Hyderabadi cuisine shows a cross-pollination of ingredients and cooking techniques from the Middle East, Central Asia, and Persia with local Andhra style food. The result is a refined and colourful medley of flavours.

A beautiful reminder of the rich and royal Mughal era in the Indian subcontinent is Dum Biryani – a meat, rice and spice dish cooked by dumpukht method (persian slow oven).

The Nizams of Hyderabad and Nawabs of Lucknow hugely appreciated the subtle nuances of biryani, further innovated with ingredients and perfected the technique. Each royal house had it’s own biryani recipe.

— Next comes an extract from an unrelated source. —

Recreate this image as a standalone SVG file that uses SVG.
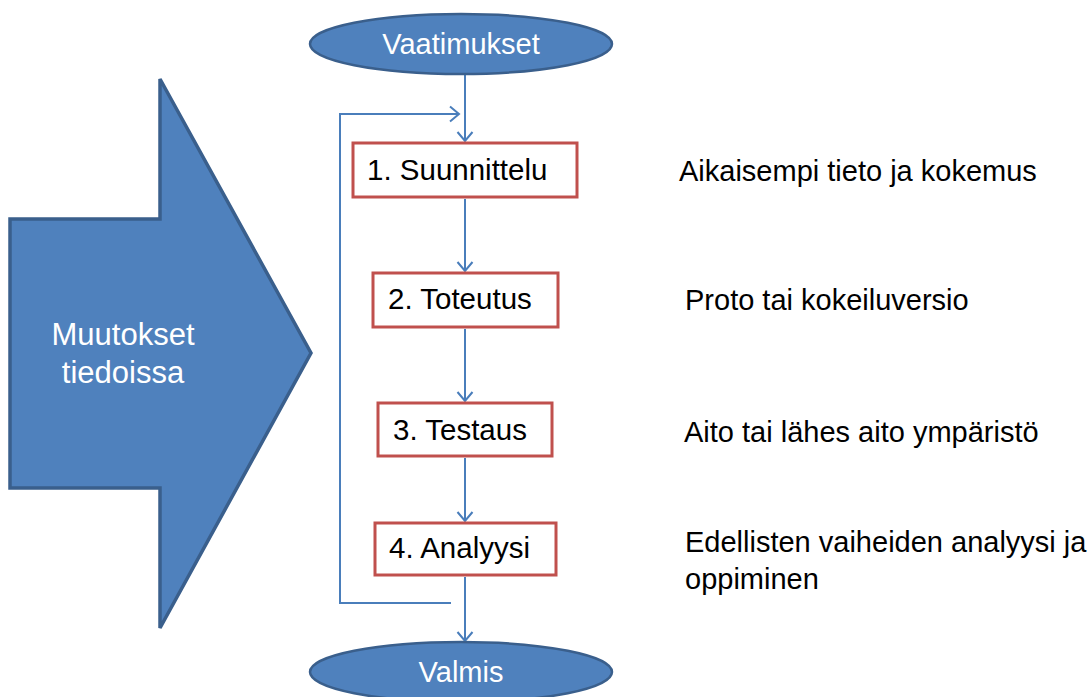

The chefs were very secretive about their particular recipe, so much so that it was passed on only to the new brides and that too if they married into their family.

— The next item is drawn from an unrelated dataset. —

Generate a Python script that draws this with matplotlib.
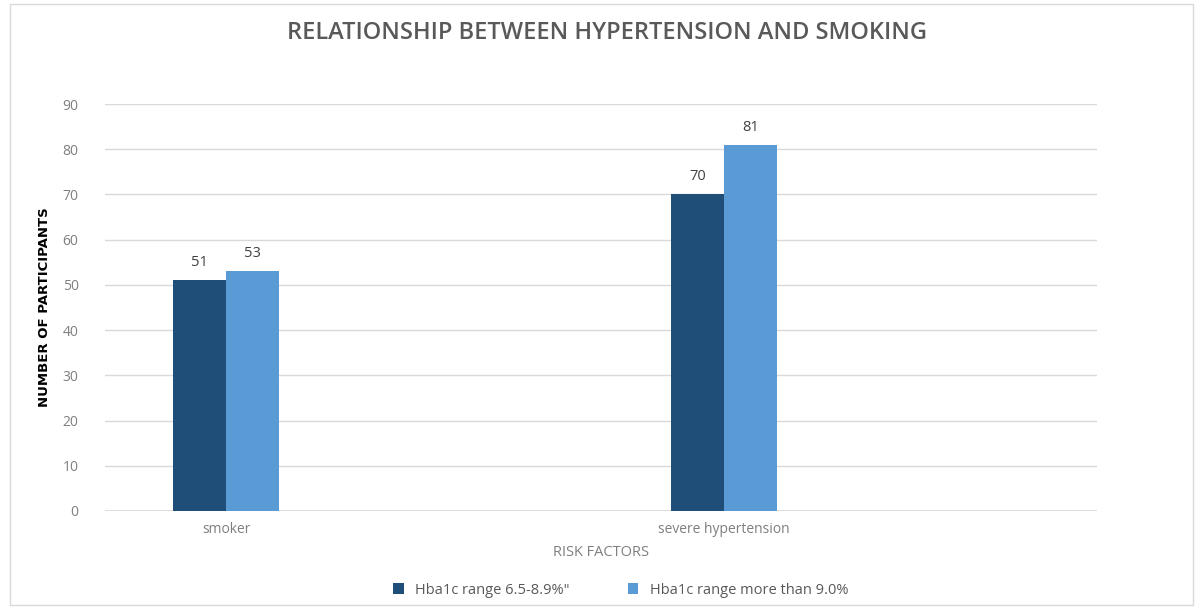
import matplotlib.pyplot as plt
import numpy as np

# data
categories = ["smoker", "severe hypertension"]
low_range = [51, 70]    # Hba1c range 6.5-8.9%"
high_range = [53, 81]   # Hba1c range more than 9.0%
series_names = ['Hba1c range 6.5-8.9%"', "Hba1c range more than 9.0%"]
yticks = list(range(0, 100, 10))

W, H = 1196, 611
fig = plt.figure(figsize=(W / 100, H / 100), dpi=100)
plt.rcParams['font.family'] = ['Open Sans', 'DejaVu Sans']

# axes placed in pixel coords: left 105, right 1097, bottom 511 (y=0), top 104 (y=90)
left, right, top, bottom = 105, 1097, 104, 511
ax = fig.add_axes([left / W, 1 - bottom / H, (right - left) / W, (bottom - top) / H])

x = np.arange(len(categories))
bw = 0.106
dark = "#1F4E79"
light = "#5B9BD5"
b1 = ax.bar(x - bw / 2, low_range, bw, color=dark, label=series_names[0], zorder=3)
b2 = ax.bar(x + bw / 2, high_range, bw, color=light, label=series_names[1], zorder=3)

for bars in (b1, b2):
    for r in bars:
        ax.text(r.get_x() + r.get_width() / 2, r.get_height() + 2.2, str(int(r.get_height())),
                ha="center", va="bottom", fontsize=10.5, color="#404040")

# 0 -> px 226, 1 -> px 724
scale = 724 - 226
ax.set_xlim((left - 226) / scale, (right - 226) / scale)
ax.set_ylim(0, 90)
ax.set_yticks(yticks)
ax.set_xticks(x)
ax.set_xticklabels(categories)
ax.tick_params(axis="both", length=0, colors="#7f7f7f", labelsize=10)
ax.tick_params(axis="y", pad=19)
ax.tick_params(axis="x", pad=8)
ax.grid(axis="y", color="#d9d9d9", linewidth=1, zorder=0)
for s in ax.spines.values():
    s.set_visible(False)
ax.axhline(0, color="#d9d9d9", linewidth=1.2, zorder=2)

ax.set_xlabel("RISK FACTORS", fontsize=10.5, color="#7f7f7f", labelpad=6)
ax.set_ylabel("NUMBER OF PARTICIPANTS", fontsize=9.5, color="black",
              family=["Liberation Sans Narrow", "DejaVu Sans"], fontweight="bold", labelpad=8)

fig.text(607 / W, 1 - 33 / H, "RELATIONSHIP BETWEEN HYPERTENSION AND SMOKING",
         ha="center", va="center", fontsize=17, color="#595959", fontweight="semibold")

fig.legend(loc="center", bbox_to_anchor=(621 / W, 1 - 590 / H), ncol=2, frameon=False,
           fontsize=10.5, labelcolor="#595959", handlelength=0.7, handleheight=0.7,
           columnspacing=4, handletextpad=0.8)

# light outer frame
fig.add_artist(plt.Rectangle((10 / W, 6 / H), 1183 / W, 601 / H, transform=fig.transFigure,
                             fill=False, edgecolor="#d9d9d9", linewidth=1))

fig.savefig("out.png", dpi=100)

The royal families travelled with their own kitchen staff and the richness of food reflected the prosperity of the family. If a girl was thin, it was believed either she was unwell or the family was going through a rough financial patch. Plain food was served only when a family member fell sick. So obviously this biryani is rich in quantity of meat and ghee.

The Mughlai Dum biryani, when reached Hyderabad, was converted to Kuchchi Biryani, also called kachey gosht ki biryani (raw meat biryani) or kuchchi yakhni (raw gravy). It is a delicacy like none other which is unique from all other biryani preparations in the region in its cooking method.

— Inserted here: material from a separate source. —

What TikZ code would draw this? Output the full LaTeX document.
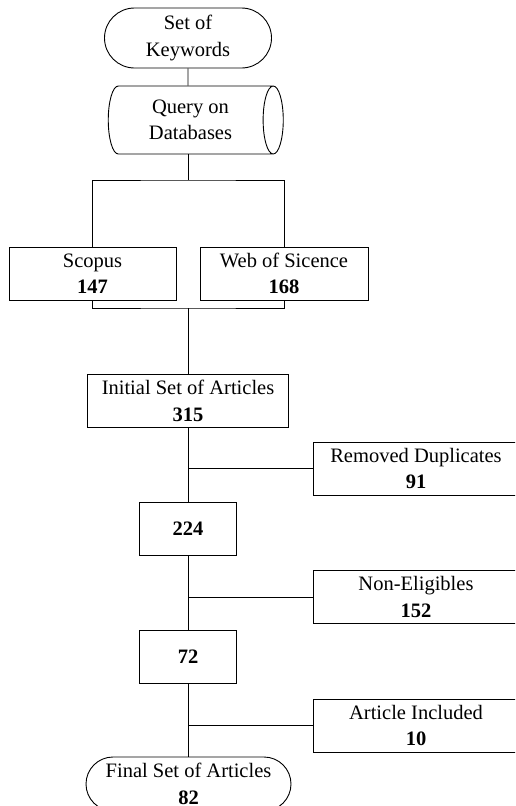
\documentclass[tikz,border=0pt]{standalone}
\usepackage{fontspec}
\setmainfont{Liberation Serif}
\usetikzlibrary{shapes.geometric,shapes.misc}

\begin{document}
\begin{tikzpicture}[x=1pt,y=-1pt,line width=0.9pt,
    every node/.style={font=\fontsize{20.5}{26.5}\selectfont,align=center,inner sep=0pt},
    box/.style={draw,fill=white,minimum height=53pt},
    terminal/.style={draw,fill=white,rounded rectangle},
    storage/.style={draw,fill=white,cylinder,aspect=0.5,minimum height=175pt,minimum width=68pt}]
      % \draw[help lines](0,0) grid (515,806);
      \clip (0,0) rectangle (515,806);

      \draw (188,38) node[terminal,minimum width=167pt,minimum height=60pt] (keywords) {Set of\\Keywords};
      \draw (190.5,120) node[storage] (query) {Query on\\Databases};

      \draw (92.5,273.5) node[box,minimum width=167pt] (scopus) {Scopus\\\textbf{147}};
      \draw (284,273.5) node[box,minimum width=168pt] (wos) {Web of Sicence\\\textbf{168}};

      \draw (188,401) node[box,minimum width=201pt] (initial) {Initial Set of Articles\\\textbf{315}};
      \draw (416,468.5) node[box,minimum width=206pt] (removed) {Removed Duplicates\\\textbf{91}};
      \draw (188,528.5) node[box,minimum width=97pt] (n224) {\textbf{224}};
      \draw (416,597) node[box,minimum width=206pt] (noneligible) {Non-Eligibles\\\textbf{152}};
      \draw (188,656.5) node[box,minimum width=97pt] (n72) {\textbf{72}};
      \draw (416,725.5) node[box,minimum width=206pt] (included) {Article Included\\\textbf{10}};
      \draw (188.5,784) node[terminal,minimum width=205pt,minimum height=54pt] (final) {Final Set of Articles\\\textbf{82}};

      \coordinate (split) at (188,180);
      \coordinate (join) at (188,308);

      \draw (keywords) -- (keywords |- query.north);
      \draw (keywords |- query.south) -- (split);
      \draw (scopus.north) |- (split) -| (wos.north);
      \draw (scopus.south) |- (join) -| (wos.south);
      \draw (join) -- (initial);
      \draw (initial) -- (n224);
      \draw (n224) -- (n72);
      \draw (n72) -- (final.north -| n72);
      \draw (removed) -- (removed -| initial.south);
      \draw (noneligible) -- (noneligible -| n224.south);
      \draw (included) -- (included -| n72.south);
    \end{tikzpicture}
\end{document}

Mostly biryanis are prepared in three steps – the meat is cooked in onions, tomatoes or yogurt masala separately, rice are parboiled and then meat and rice are layered in a pan and cooked again together in a tightly closed pan.
In Hyderabad, the meat is not an add-on. The rice and meat mingle, cooking together in one pot, the sweet fragrance of ghee(clarified butter) binds together all ingredients.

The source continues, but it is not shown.